▶ **Description of the task**
Exclude the pictures and retype the entries as written.

▶ **Data excerpts**
- - - - -

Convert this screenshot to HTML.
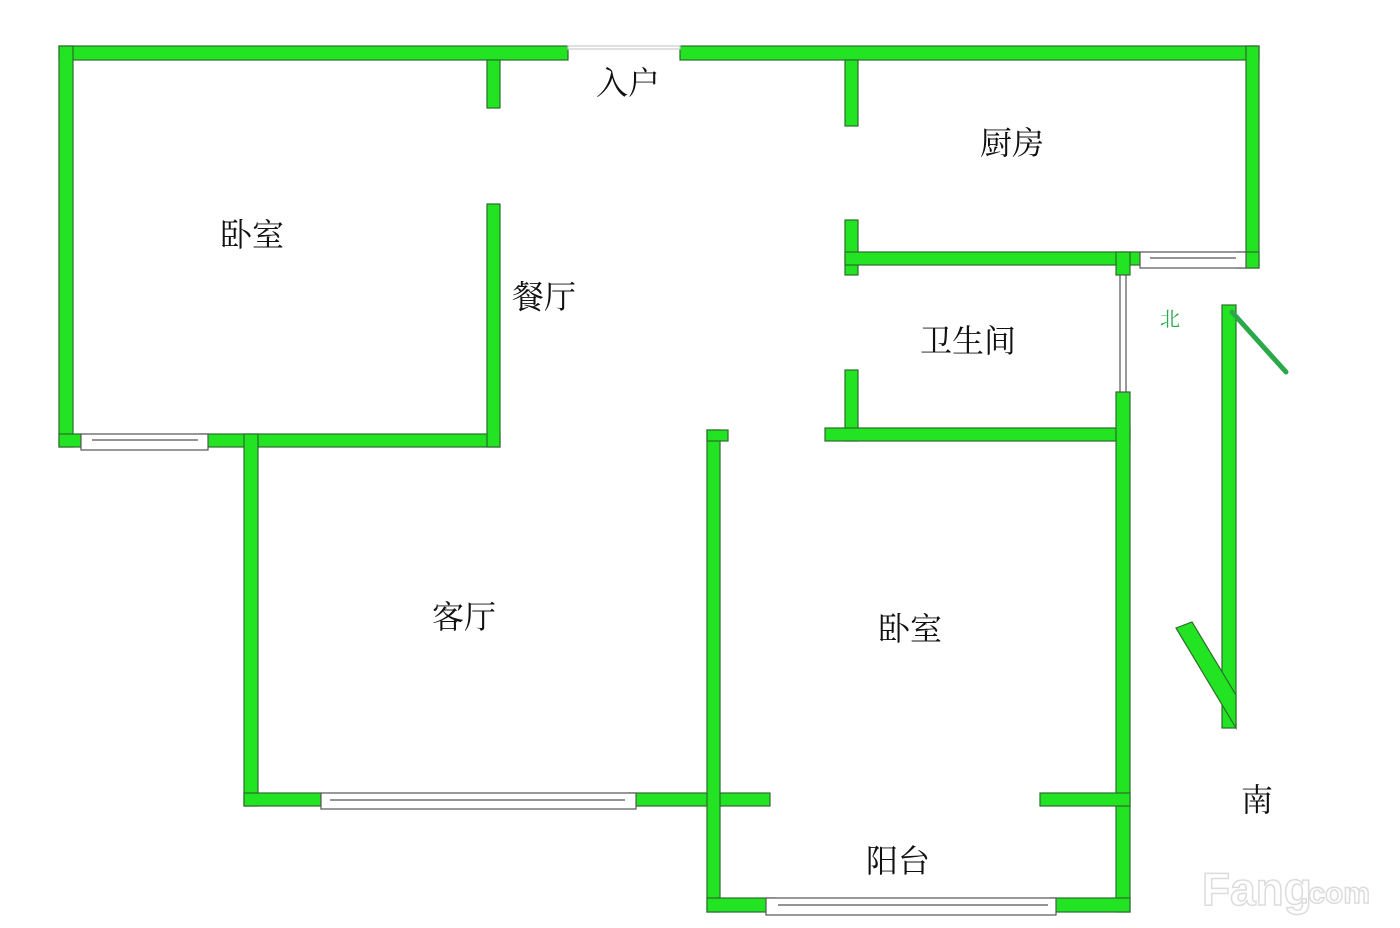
<!DOCTYPE html>
<html><head><meta charset="utf-8"><style>
html,body{margin:0;padding:0;background:#fff;width:1400px;height:928px;overflow:hidden}
svg text{font-family:"Liberation Serif","Noto Serif CJK SC",serif;fill:#111}
svg text.logo{font-family:"Liberation Sans",sans-serif;font-weight:bold;fill:#fff;stroke:#dcdcdc;stroke-width:1.5}
</style></head><body>
<svg width="1400" height="928" viewBox="0 0 1400 928" xmlns="http://www.w3.org/2000/svg">
<g fill="#22e422" stroke="#2d6b2d" stroke-width="1.2">
<rect x="59" y="46" width="509" height="14"/>
<rect x="680" y="46" width="579" height="14"/>
<rect x="59" y="46" width="14" height="401"/>
<rect x="59" y="434" width="22" height="13"/>
<rect x="200" y="434" width="300" height="13"/>
<rect x="487" y="60" width="13" height="48"/>
<rect x="487" y="204" width="13" height="243"/>
<rect x="1246" y="46" width="13" height="222"/>
<rect x="845" y="60" width="13" height="66"/>
<rect x="845" y="220" width="13" height="55"/>
<rect x="845" y="252" width="295" height="13"/>
<rect x="1236" y="252" width="23" height="16"/>
<rect x="1116" y="252" width="14" height="23"/>
<rect x="845" y="370" width="13" height="71"/>
<rect x="825" y="428" width="305" height="13"/>
<rect x="1116" y="392" width="14" height="520"/>
<rect x="244" y="434" width="14" height="372"/>
<rect x="244" y="793" width="77" height="13"/>
<rect x="628" y="793" width="142" height="13"/>
<rect x="707" y="430" width="13" height="482"/>
<rect x="707" y="430" width="21" height="11"/>
<rect x="1040" y="793" width="90" height="13"/>
<rect x="707" y="898" width="68" height="14"/>
<rect x="1050" y="898" width="80" height="14"/>
<rect x="1222" y="305" width="14" height="423"/>
<polygon points="1176,628 1192,622 1236,695 1236,728"/>
</g>
<line x1="1232" y1="312" x2="1286" y2="372" stroke="#2aa84a" stroke-width="5" stroke-linecap="round"/>
<g fill="#fff" stroke="#555" stroke-width="1.2">
<rect x="81" y="434" width="127" height="16"/>
<line x1="92" y1="440" x2="198" y2="440"/>
<rect x="321" y="793" width="315" height="16"/>
<line x1="330" y1="800" x2="625" y2="800"/>
<rect x="1140" y="252" width="106" height="16"/>
<line x1="1150" y1="258" x2="1236" y2="258"/>
<rect x="766" y="898" width="290" height="17"/>
<line x1="778" y1="905" x2="1048" y2="905"/>
<rect x="1120" y="275" width="6" height="117"/>
<rect x="568" y="46" width="112" height="3" stroke="#ccc"/>
</g>
<g font-size="32">
<text x="596" y="94">入户</text>
<text x="980" y="154">厨房</text>
<text x="220" y="246">卧室</text>
<text x="512" y="308">餐厅</text>
<text x="920" y="352">卫生间</text>
<text x="432" y="628">客厅</text>
<text x="878" y="640">卧室</text>
<text x="866" y="872">阳台</text>
<text x="1241" y="811">南</text>
</g>
<text x="1160" y="326" font-size="20" style="fill:#2aa84a">北</text>
<text class="logo" x="1202" y="905" font-size="46">Fang</text>
<text class="logo" x="1300" y="903" font-size="30">.com</text>
</svg>
</body></html>
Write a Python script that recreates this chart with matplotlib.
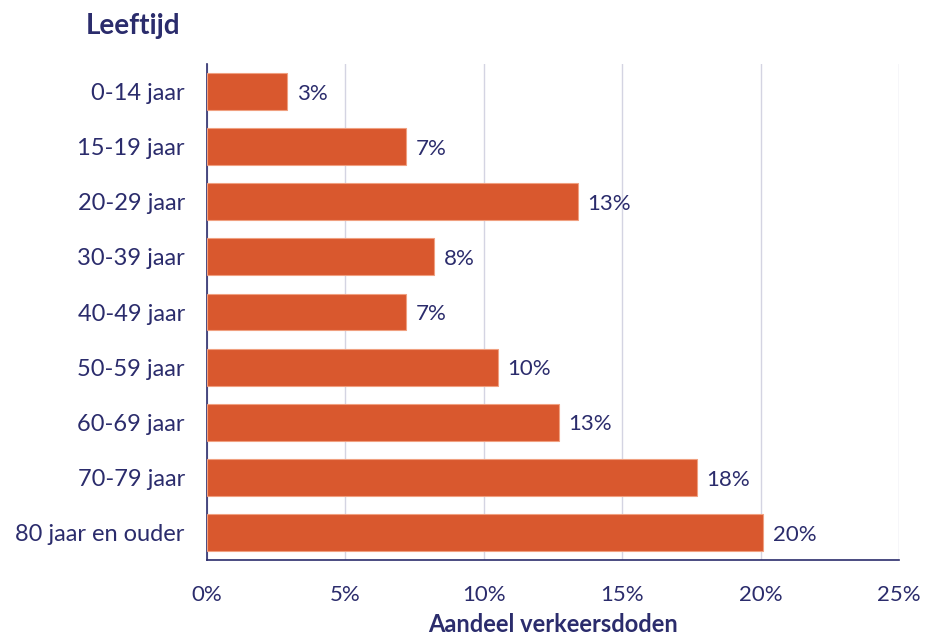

- - - - -

▶ **Response to this task**
Convert this screenshot to HTML.
<!DOCTYPE html>
<html><head><meta charset="utf-8"><style>
html,body{margin:0;padding:0;background:#fff;width:1400px;height:928px;overflow:hidden}
svg text{font-family:"Liberation Serif","Noto Serif CJK SC",serif;fill:#111}
svg text.logo{font-family:"Liberation Sans",sans-serif;font-weight:bold;fill:#fff;stroke:#dcdcdc;stroke-width:1.5}
</style></head><body>
<svg width="1400" height="928" viewBox="0 0 1400 928" xmlns="http://www.w3.org/2000/svg">
<g fill="#22e422" stroke="#2d6b2d" stroke-width="1.2">
<rect x="59" y="46" width="509" height="14"/>
<rect x="680" y="46" width="579" height="14"/>
<rect x="59" y="46" width="14" height="401"/>
<rect x="59" y="434" width="22" height="13"/>
<rect x="200" y="434" width="300" height="13"/>
<rect x="487" y="60" width="13" height="48"/>
<rect x="487" y="204" width="13" height="243"/>
<rect x="1246" y="46" width="13" height="222"/>
<rect x="845" y="60" width="13" height="66"/>
<rect x="845" y="220" width="13" height="55"/>
<rect x="845" y="252" width="295" height="13"/>
<rect x="1236" y="252" width="23" height="16"/>
<rect x="1116" y="252" width="14" height="23"/>
<rect x="845" y="370" width="13" height="71"/>
<rect x="825" y="428" width="305" height="13"/>
<rect x="1116" y="392" width="14" height="520"/>
<rect x="244" y="434" width="14" height="372"/>
<rect x="244" y="793" width="77" height="13"/>
<rect x="628" y="793" width="142" height="13"/>
<rect x="707" y="430" width="13" height="482"/>
<rect x="707" y="430" width="21" height="11"/>
<rect x="1040" y="793" width="90" height="13"/>
<rect x="707" y="898" width="68" height="14"/>
<rect x="1050" y="898" width="80" height="14"/>
<rect x="1222" y="305" width="14" height="423"/>
<polygon points="1176,628 1192,622 1236,695 1236,728"/>
</g>
<line x1="1232" y1="312" x2="1286" y2="372" stroke="#2aa84a" stroke-width="5" stroke-linecap="round"/>
<g fill="#fff" stroke="#555" stroke-width="1.2">
<rect x="81" y="434" width="127" height="16"/>
<line x1="92" y1="440" x2="198" y2="440"/>
<rect x="321" y="793" width="315" height="16"/>
<line x1="330" y1="800" x2="625" y2="800"/>
<rect x="1140" y="252" width="106" height="16"/>
<line x1="1150" y1="258" x2="1236" y2="258"/>
<rect x="766" y="898" width="290" height="17"/>
<line x1="778" y1="905" x2="1048" y2="905"/>
<rect x="1120" y="275" width="6" height="117"/>
<rect x="568" y="46" width="112" height="3" stroke="#ccc"/>
</g>
<g font-size="32">
<text x="596" y="94">入户</text>
<text x="980" y="154">厨房</text>
<text x="220" y="246">卧室</text>
<text x="512" y="308">餐厅</text>
<text x="920" y="352">卫生间</text>
<text x="432" y="628">客厅</text>
<text x="878" y="640">卧室</text>
<text x="866" y="872">阳台</text>
<text x="1241" y="811">南</text>
</g>
<text x="1160" y="326" font-size="20" style="fill:#2aa84a">北</text>
<text class="logo" x="1202" y="905" font-size="46">Fang</text>
<text class="logo" x="1300" y="903" font-size="30">.com</text>
</svg>
</body></html>
Write a Python script that recreates this chart with matplotlib.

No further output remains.